Experimental dynamic electron densities of multipole models at different temperatures.

It is shown that the dynamic electron density corresponding to a structure model can be computed by inverse Fourier transform of accurately calculated structure factors, employing the method of fast Fourier transform. Maps free of series-termination effects are obtained for resolutions better than 0.04 Å in direct space, corresponding to resolutions larger than 6 Å(-1) in reciprocal space. Multipole (MP) models of α-glycine and D,L-serine at different temperatures have been determined by refinement against X-ray diffraction data obtained from the scientific literature.

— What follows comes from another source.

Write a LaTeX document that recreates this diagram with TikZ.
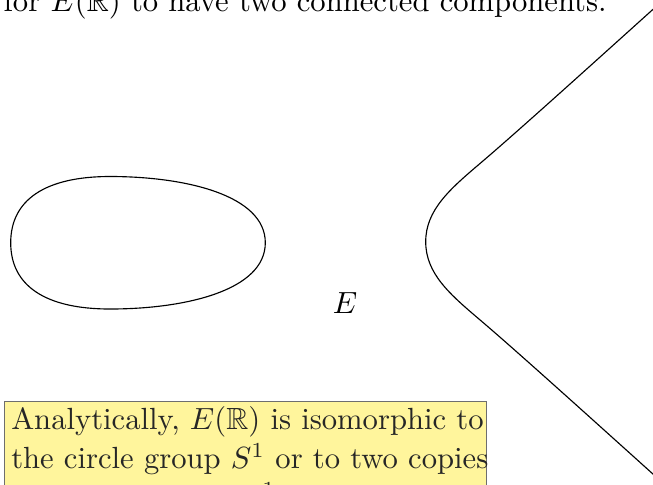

The successful construction of dynamic electron densities is demonstrated by their topological properties, which indicate local maxima and bond-critical points (BCPs) at positions expected on the basis of the corresponding static electron densities, while non-atomic maxima have not been found. Density values near atomic maxima are much smaller in dynamic than in static electron densities. Static and low-temperature (∼20 K) dynamic electron-density maps are found to be surprisingly similar in the low-density regions. Especially at BCPs, values of the ∼20 K dynamic density maps are only slightly smaller than values of the corresponding static density maps. The major effect of these zero-point vibrations is a modification of the second derivatives of the density, which is most pronounced for values at the BCPs of polar C-O bonds. Nevertheless, dynamic MP electron densities provide an estimate of reasonable accuracy for the topological properties at BCPs of the corresponding static electron densities. The difference between static and dynamic electron densities increases with increasing temperature. These differences might provide information on temperature-dependent molecular or solid-state properties like chemical stability and reactivity. In regions of still lower densities, like in hydrogen bonds, static and dynamic electron densities have similar appearances within the complete range of temperatures that have been considered (20-298 K), providing similar values of both the density and its Laplacian at BCPs in static and dynamic electron densities at all temperatures.